Not only has Beacon Bolt been one of the most impressive sideboard cards for me, but it’s also absolutely fantastic to hit off a Thought Scour. Games tend to go longer after sideboard because you have more removal, so why not just play one of your best removal spells in the maindeck? I sideboard in Beacon Bolt all over the place, and having an extra answer to Thing in the Ice or Gurmag Angler or Tarmogoyf is nice.

After a bit of tinkering in the final minutes, here’s what I ended up playing in the Magic Online MCQ.

I credit Ross with the majority of this list. It’s his baby, after all, and I just put my own little spin on it. Unfortunately, I didn’t win the tournament, but I did take it to a 7-2 (Top 32) finish against a field of nearly 300 players.

My first loss came in the first round to a Jund opponent.
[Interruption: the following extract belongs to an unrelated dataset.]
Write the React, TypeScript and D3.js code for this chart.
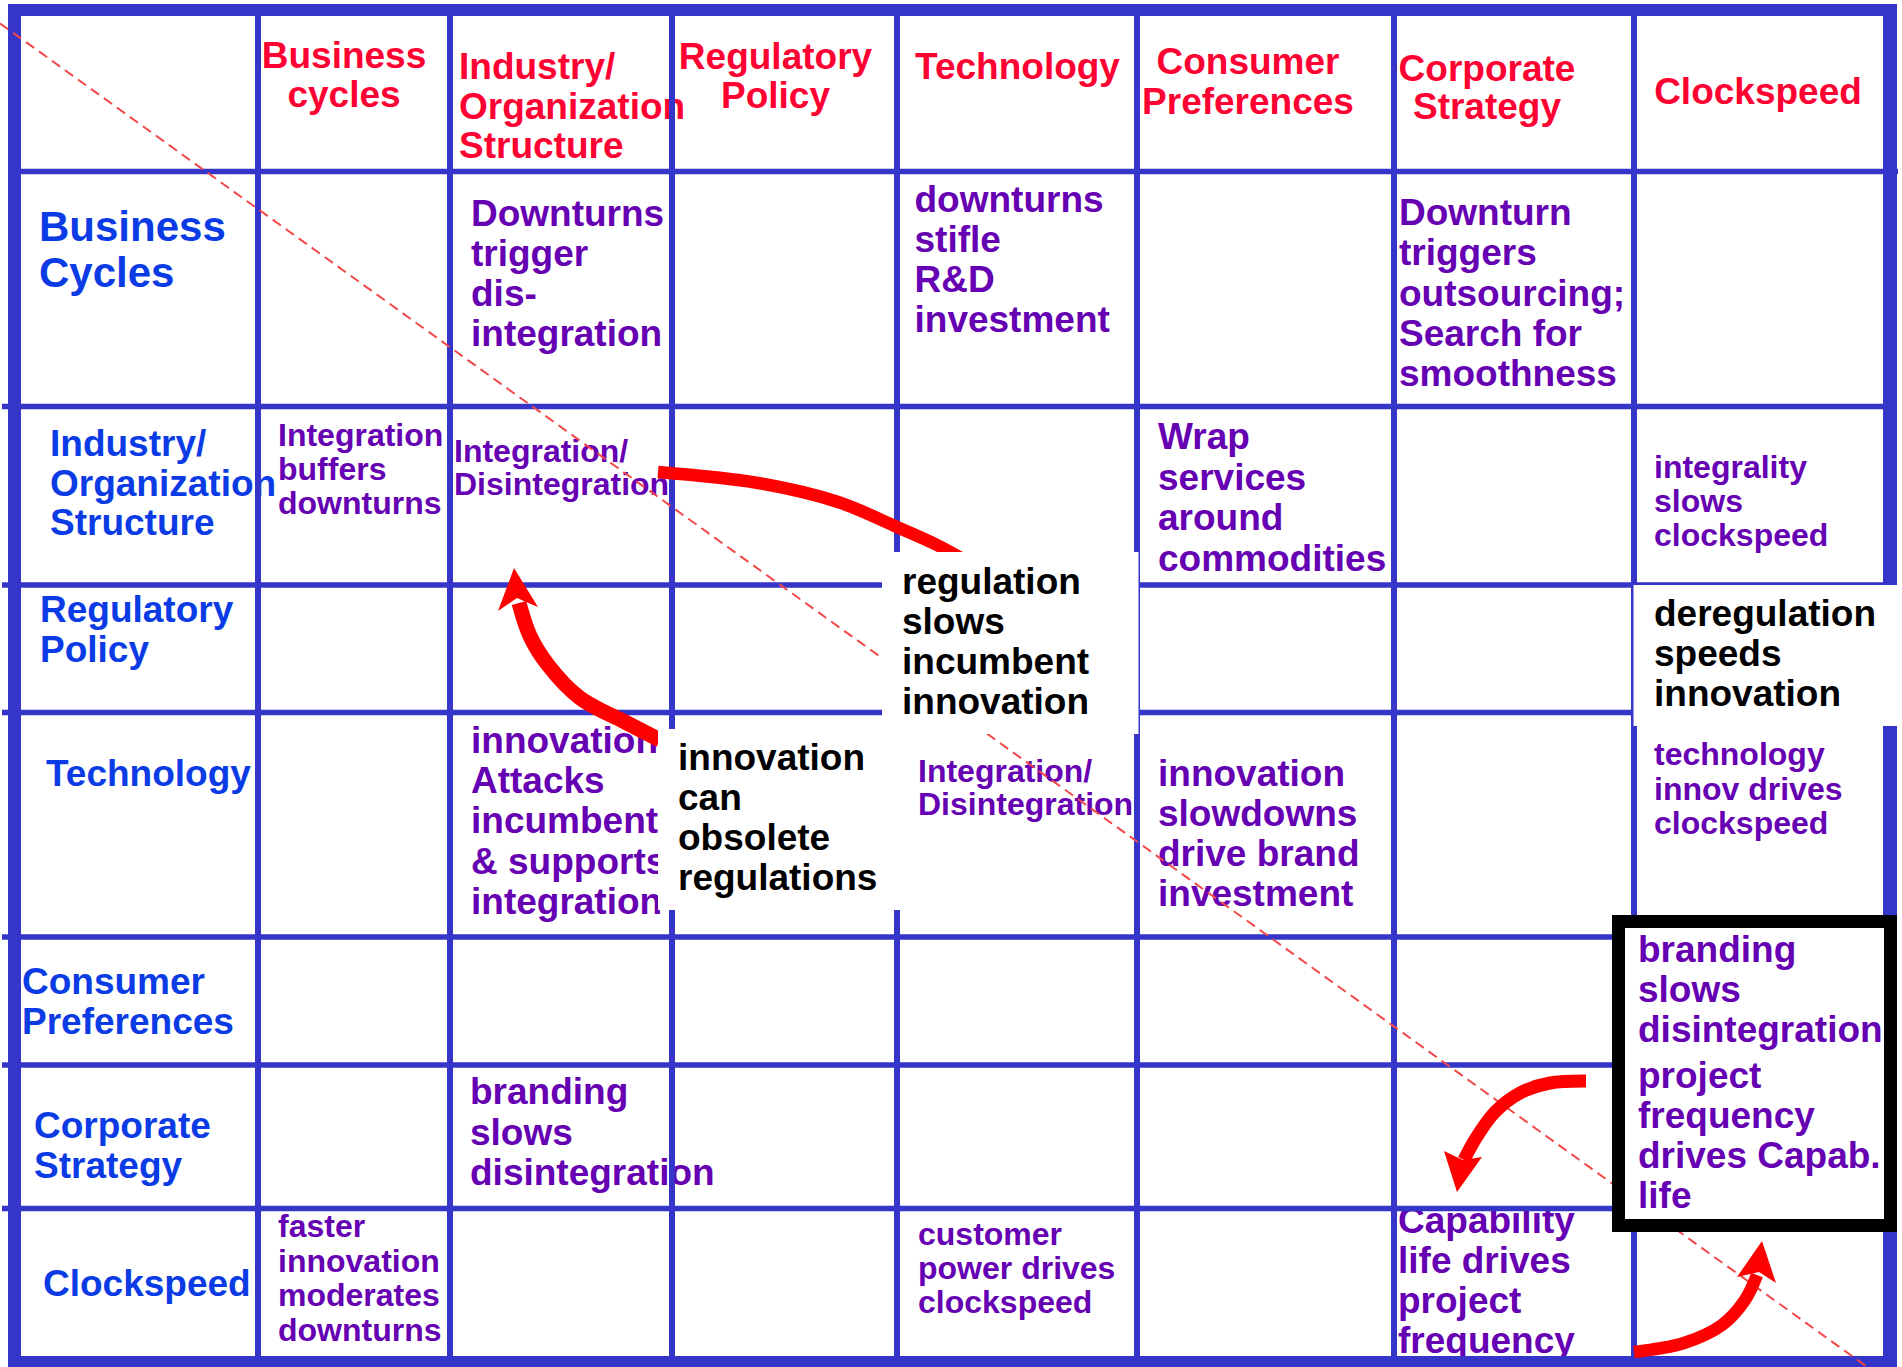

Unfortunately for me, my draw featured a slow start, and a maindeck Kalitas, Traitor of Ghet was too much for me to beat. In the second game, I churned through 37 cards looking for Arclight Phoenix but just couldn’t find one.

My second loss came in the eighth round to one of the most disheartening draws I’ve ever faced in a match of Magic. Against Hollow One, with me on the draw, my opponent produced sixteen power on the second turn while hitting me for five points of damage. My draw featuring a Thing in the Ice transforming on the second turn wasn’t even close to good enough. And unfortunately for me, the third game had me falling to one of the hardest cards for my deck to beat: Leyline of the Void. Hollow One and Dredge are a few of the decks that can afford to play such haymaker hate cards in the sideboard, but that single Leyline of the Void just broke me. And truth be told, that was the first Leyline of the Void or Rest in Peace I’ve seen hit a battlefield in months.
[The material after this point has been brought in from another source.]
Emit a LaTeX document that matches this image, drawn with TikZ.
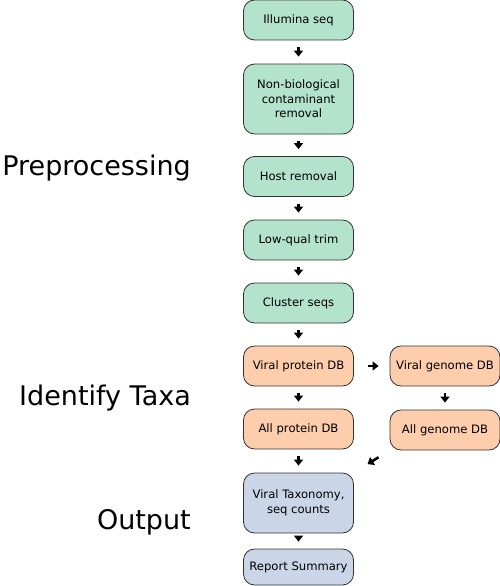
\documentclass[tikz,border=0pt]{standalone}
\usepackage{fontspec}
\setmainfont{DejaVu Sans}
\usetikzlibrary{arrows.meta}
\definecolor{prep}{HTML}{B3E2CD}
\definecolor{taxa}{HTML}{FDCDAC}
\definecolor{outp}{HTML}{CBD5E8}
\newcommand*{\w}{110pt}

\begin{document}
\begin{tikzpicture}[
   x=1pt, y=-1pt,
   stepbox/.style={rectangle, rounded corners=11pt, draw=black!80, line width=0.8,
                   text=black, align=center, inner sep=2, minimum width=\w,
                   minimum height=40pt, font=\fontsize{11.6}{14.5}\selectfont},
   prepbox/.style={stepbox, fill=prep},
   taxabox/.style={stepbox, fill=taxa},
   outbox/.style={stepbox, fill=outp},
   phase/.style={anchor=base east, inner sep=0, font=\fontsize{27}{30}\selectfont},
   flow/.style={-{Triangle[length=6pt, width=9pt]}, line width=2.6, color=black,
                shorten <=7pt, shorten >=7pt}
  ]

  \useasboundingbox (0, 0) rectangle (500, 586);

  % Preprocessing
  \node (ill) at (298.5, 20) [prepbox] {Illumina seq};
  \node (nbc) at (298.5, 99) [prepbox, minimum height=70pt] {Non-biological\\contaminant\\removal};
  \node (hst) at (298.5, 176.5) [prepbox] {Host removal};
  \node (lqt) at (298.5, 240) [prepbox] {Low-qual trim};
  \node (cls) at (298.5, 303) [prepbox] {Cluster seqs};

  % Identify Taxa
  \node (vpd) at (298.5, 366) [taxabox] {Viral protein DB};
  \node (vgd) at (445, 366) [taxabox] {Viral genome DB};
  \node (apd) at (298.5, 429) [taxabox] {All protein DB};
  \node (agd) at (445, 430) [taxabox] {All genome DB};

  % Output
  \node (vtx) at (298.5, 503) [outbox, minimum height=60pt] {Viral Taxonomy,\\seq counts};
  \node (rep) at (298.5, 567) [outbox, minimum height=36pt] {Report Summary};

  \node (lp) at (191, 175) [phase] {Preprocessing};
  \node (li) at (191, 405) [phase] {Identify Taxa};
  \node (lo) at (191, 529) [phase] {Output};

  \foreach \B/\E in {ill/nbc, nbc/hst, hst/lqt, lqt/cls, cls/vpd, vpd/apd, vgd/agd, apd/vtx, vtx/rep} {
    \draw[flow] (\B) -- (\E);
  }
  \draw[flow, shorten <=14pt, shorten >=11pt] (vpd) -- (vgd);
  \draw[flow, shorten <=13pt, shorten >=16pt] (agd.south west) -- (vtx.north east);

\end{tikzpicture}
\end{document}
Aside from those two losses, the deck was cruising, and I was moving right along with it. The games were tense, and I actually started to get nervous as the rounds passed. I found myself taking a lot of time on plays that would normally be no-brainers, if only to make sure I didn’t forget some key sideboard card or piece of hate my opponent could throw at me. Overall, I had a blast, and if you want to watch the games, you can check out the VOD from my stream here. The deck felt fine, though I’m still not sure where you want to be on that last threat. Maybe ten is the right number, playing two copies of Pteramander, but that might put a lot of stress on both Thing in the Ice and Arclight Phoenix in the post-sideboard games.

One card I think could be great is Noxious Revival. I’ve seen it in quite a few lists, and in some spots it acts similarly to Surgical Extraction, but has the upside of letting you double-spell in weird spots. On top of that, if you mill over Thing in the Ice with Thought Scour, you can buy it back for zero mana, all while giving yourself the necessary free spells to trigger both Arclight Phoenix and Thing in the Ice.

On top of that, in post-sideboard games, Noxious Revival can actually protect your Arclight Phoenix from an opposing Surgical Extraction by putting it on top of your library in response. While it isn’t as tempo-oriented as Gut Shot, or as big of a sucker punch in the mirror as Surgical Extraction, Noxious Revival is likely the best maindeck candidate for the slot because of how well it works with your spell-based package.

Well, that’s all I have on Arclight Phoenix for now. This past weekend really opened my eyes about the last threat slot, as well as potential options for the free-spell slot. I’m also still not sold on Opt over Sleight of Hand, but that’s one I’ll just concede to Ross on. After all, if you have Opt on the play in the first game, it’s better to know what your opponent is playing before keeping something like Lightning Bolt. Being an instant also helps more after sideboard with the counterspells or when you are playing against something like Infect where you need to transform Thing in the Ice on your opponent’s turn.

I’m also still not a fan of Crackling Drake, but Ross loves it, and I haven’t been able to beat him on VS Live! in a few weeks, so maybe I should just bite the bullet and start listening to him more often!